Karpongya vivía en Gartse, distrito de Tongren, provincia de Qinghai, China. De origen tibetano, decidió protestar contra el régimen chino cuando se llevaba a cabo en Pekín el imponente, monumental y coreográfico XVIII Congreso del Partido Comunista.
Y justo cuando Xi Jinping recibía los miles de aplausos tras pronunciar su discurso como nuevo mandamás del partido —y virtual presidente chino—, Karpongya decidía inmolarse con fuego. Tenía 14 años.
No ha sido el primero: el lunes otros dos tibetanos se suicidaron, también a lo bonzo, por el mismo motivo.

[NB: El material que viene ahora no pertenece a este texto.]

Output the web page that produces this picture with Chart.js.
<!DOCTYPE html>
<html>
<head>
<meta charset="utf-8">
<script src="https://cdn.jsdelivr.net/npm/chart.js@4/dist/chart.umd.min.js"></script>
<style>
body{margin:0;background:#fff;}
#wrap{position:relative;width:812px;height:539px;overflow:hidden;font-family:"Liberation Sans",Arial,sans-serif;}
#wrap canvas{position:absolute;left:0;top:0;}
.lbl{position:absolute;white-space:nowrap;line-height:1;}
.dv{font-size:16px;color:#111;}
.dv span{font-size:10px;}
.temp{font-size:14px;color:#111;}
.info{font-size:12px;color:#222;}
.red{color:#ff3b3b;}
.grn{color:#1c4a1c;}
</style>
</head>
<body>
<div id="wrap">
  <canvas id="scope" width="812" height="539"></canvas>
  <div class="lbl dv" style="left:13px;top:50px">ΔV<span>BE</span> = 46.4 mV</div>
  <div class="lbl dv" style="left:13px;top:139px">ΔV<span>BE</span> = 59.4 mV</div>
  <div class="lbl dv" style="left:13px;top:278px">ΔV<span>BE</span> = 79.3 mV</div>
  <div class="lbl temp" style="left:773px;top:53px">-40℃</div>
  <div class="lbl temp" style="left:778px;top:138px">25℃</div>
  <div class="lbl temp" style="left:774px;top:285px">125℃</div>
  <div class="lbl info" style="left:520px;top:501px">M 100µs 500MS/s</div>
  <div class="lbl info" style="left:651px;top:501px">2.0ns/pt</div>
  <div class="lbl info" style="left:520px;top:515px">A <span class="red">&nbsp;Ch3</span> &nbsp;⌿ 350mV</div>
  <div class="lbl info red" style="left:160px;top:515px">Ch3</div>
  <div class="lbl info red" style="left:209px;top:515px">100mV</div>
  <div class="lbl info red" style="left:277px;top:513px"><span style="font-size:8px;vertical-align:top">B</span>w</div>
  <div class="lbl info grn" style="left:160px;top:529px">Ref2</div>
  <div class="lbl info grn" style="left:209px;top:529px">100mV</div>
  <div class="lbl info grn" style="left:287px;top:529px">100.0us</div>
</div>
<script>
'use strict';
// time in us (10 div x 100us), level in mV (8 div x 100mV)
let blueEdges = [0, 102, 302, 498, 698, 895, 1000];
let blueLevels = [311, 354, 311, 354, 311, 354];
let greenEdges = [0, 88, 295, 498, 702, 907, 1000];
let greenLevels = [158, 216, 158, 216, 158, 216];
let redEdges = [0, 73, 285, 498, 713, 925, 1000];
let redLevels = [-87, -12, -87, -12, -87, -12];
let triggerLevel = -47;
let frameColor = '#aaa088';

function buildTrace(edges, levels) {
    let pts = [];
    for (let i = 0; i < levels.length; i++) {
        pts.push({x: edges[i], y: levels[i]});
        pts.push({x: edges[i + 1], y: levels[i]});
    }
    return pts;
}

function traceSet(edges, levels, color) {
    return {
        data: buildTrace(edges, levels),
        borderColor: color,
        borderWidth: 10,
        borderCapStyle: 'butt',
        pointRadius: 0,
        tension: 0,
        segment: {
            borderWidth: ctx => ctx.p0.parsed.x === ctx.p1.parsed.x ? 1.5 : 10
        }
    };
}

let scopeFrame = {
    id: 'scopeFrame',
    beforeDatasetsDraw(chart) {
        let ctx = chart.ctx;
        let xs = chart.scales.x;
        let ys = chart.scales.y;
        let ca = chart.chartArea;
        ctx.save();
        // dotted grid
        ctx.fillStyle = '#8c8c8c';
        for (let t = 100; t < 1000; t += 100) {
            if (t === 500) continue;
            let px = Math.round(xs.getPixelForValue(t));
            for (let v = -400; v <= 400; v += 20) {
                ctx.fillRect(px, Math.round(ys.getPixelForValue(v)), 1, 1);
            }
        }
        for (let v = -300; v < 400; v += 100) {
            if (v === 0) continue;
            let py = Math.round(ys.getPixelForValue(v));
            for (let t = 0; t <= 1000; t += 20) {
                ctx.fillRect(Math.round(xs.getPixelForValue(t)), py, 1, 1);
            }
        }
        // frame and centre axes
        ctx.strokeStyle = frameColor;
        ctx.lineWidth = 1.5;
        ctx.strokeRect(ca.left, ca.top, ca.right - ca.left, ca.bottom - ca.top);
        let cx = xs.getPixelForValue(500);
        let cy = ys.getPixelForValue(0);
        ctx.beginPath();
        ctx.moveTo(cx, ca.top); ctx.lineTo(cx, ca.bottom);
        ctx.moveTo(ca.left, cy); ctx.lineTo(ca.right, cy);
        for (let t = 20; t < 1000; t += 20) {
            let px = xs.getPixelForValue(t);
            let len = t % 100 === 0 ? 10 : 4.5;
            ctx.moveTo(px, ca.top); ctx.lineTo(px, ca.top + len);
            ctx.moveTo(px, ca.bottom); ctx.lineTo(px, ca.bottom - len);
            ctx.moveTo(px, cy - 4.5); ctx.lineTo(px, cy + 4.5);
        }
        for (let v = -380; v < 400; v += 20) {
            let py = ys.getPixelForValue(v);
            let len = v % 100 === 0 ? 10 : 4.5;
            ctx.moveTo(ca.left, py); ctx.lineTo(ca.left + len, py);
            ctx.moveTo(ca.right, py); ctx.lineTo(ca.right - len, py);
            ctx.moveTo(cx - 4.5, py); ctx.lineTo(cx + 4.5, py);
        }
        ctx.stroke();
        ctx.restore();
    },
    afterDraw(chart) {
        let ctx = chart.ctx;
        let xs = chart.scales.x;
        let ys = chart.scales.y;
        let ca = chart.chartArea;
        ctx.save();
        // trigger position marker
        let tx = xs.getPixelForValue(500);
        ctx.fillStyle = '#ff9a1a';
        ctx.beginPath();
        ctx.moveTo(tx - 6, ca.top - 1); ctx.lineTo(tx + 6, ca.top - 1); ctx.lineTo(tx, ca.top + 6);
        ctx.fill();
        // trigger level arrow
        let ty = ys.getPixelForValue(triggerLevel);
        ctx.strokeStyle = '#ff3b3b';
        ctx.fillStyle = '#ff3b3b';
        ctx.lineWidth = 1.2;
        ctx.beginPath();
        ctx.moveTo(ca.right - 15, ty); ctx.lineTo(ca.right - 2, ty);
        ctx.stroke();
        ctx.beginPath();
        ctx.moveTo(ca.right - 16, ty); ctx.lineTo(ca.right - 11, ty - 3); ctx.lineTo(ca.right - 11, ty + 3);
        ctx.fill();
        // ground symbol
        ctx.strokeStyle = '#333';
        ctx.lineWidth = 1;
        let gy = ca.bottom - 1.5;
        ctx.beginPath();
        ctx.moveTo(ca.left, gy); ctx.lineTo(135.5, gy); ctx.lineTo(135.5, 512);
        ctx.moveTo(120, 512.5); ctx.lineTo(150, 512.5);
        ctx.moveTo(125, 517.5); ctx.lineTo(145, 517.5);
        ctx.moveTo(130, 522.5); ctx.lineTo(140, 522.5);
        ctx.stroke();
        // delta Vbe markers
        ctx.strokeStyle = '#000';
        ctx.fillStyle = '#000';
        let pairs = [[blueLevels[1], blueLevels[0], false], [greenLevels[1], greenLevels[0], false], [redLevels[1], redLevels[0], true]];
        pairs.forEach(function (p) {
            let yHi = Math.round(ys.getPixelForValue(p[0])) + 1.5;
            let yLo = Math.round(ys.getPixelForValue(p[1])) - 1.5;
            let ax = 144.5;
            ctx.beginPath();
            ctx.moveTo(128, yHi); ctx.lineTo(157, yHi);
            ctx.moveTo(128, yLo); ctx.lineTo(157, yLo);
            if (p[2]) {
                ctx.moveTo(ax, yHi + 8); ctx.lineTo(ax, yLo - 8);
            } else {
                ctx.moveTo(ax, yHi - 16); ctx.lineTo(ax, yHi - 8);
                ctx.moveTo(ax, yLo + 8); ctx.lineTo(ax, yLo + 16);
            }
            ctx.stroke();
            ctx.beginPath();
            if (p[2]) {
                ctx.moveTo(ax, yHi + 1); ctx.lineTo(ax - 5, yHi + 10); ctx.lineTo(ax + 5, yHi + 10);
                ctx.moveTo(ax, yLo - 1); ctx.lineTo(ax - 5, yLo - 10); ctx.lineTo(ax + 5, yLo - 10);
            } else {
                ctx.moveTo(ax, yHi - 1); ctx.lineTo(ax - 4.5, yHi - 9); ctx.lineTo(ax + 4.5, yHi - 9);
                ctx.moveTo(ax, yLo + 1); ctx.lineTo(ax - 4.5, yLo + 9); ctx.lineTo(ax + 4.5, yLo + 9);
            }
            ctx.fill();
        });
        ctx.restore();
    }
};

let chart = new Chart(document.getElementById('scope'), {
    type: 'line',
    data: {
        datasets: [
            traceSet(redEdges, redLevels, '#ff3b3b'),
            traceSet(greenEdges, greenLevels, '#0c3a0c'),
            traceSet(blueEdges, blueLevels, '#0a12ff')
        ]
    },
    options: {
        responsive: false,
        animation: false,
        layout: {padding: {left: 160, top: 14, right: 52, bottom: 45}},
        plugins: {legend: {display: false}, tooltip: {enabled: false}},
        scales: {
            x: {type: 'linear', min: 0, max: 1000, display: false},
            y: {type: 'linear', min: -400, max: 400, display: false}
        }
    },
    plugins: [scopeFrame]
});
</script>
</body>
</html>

En 20 meses han sido 72 personas las que han decidido inmolarse en tierras tibetanas.
Represión religiosa y cultural, denuncian los tibetanos —la mayoría budistas— por parte de China; Pekín aduce, por el contrario, que ha liberado al Tíbet de atavismos y de la pobreza rampante.
Pero, al parecer, Xi tiene cosas más importantes que hacer. Si existió o murió Karpongya poco le debe de afectar. Para Pekín, el tema Tíbet es un caso cerrado.
Y es que Xi gobernará en la próxima década a una China que se transformará —interna y externamente— como no lo hacía desde su revolución comunista.
China será referente obligado. Y en esta década su peso económico, diplomático y militar, se cimentará aun a pesar de los deseos de Occidente —y de la India.
Corrupción (un ejemplo: New York Times reveló que el patrimonio de la familia del primer ministro, Wen Jiabao, es de 2,700 millones de dólares), contaminación, luchas de poder dentro de la (aún) monolítica cúpula, pobreza en suburbios y zonas agrícolas, una sociedad civil que empieza a despabilarse —y una economía que si antes volaba muy alto, hoy tiene visos de una preocupante desaceleración—, son los grandes retos para Xi y para la “dirección colectiva”.
Xi tendrá en su riendas al gran gigante cuyas decisiones afectarán no sólo a más de mil 300 millones almas chinas, sino al mundo entero (eso lo incluye a usted y a mí) y a un Tíbet que merece vivir en paz, crecimiento económico y respeto irrestricto a sus tradiciones.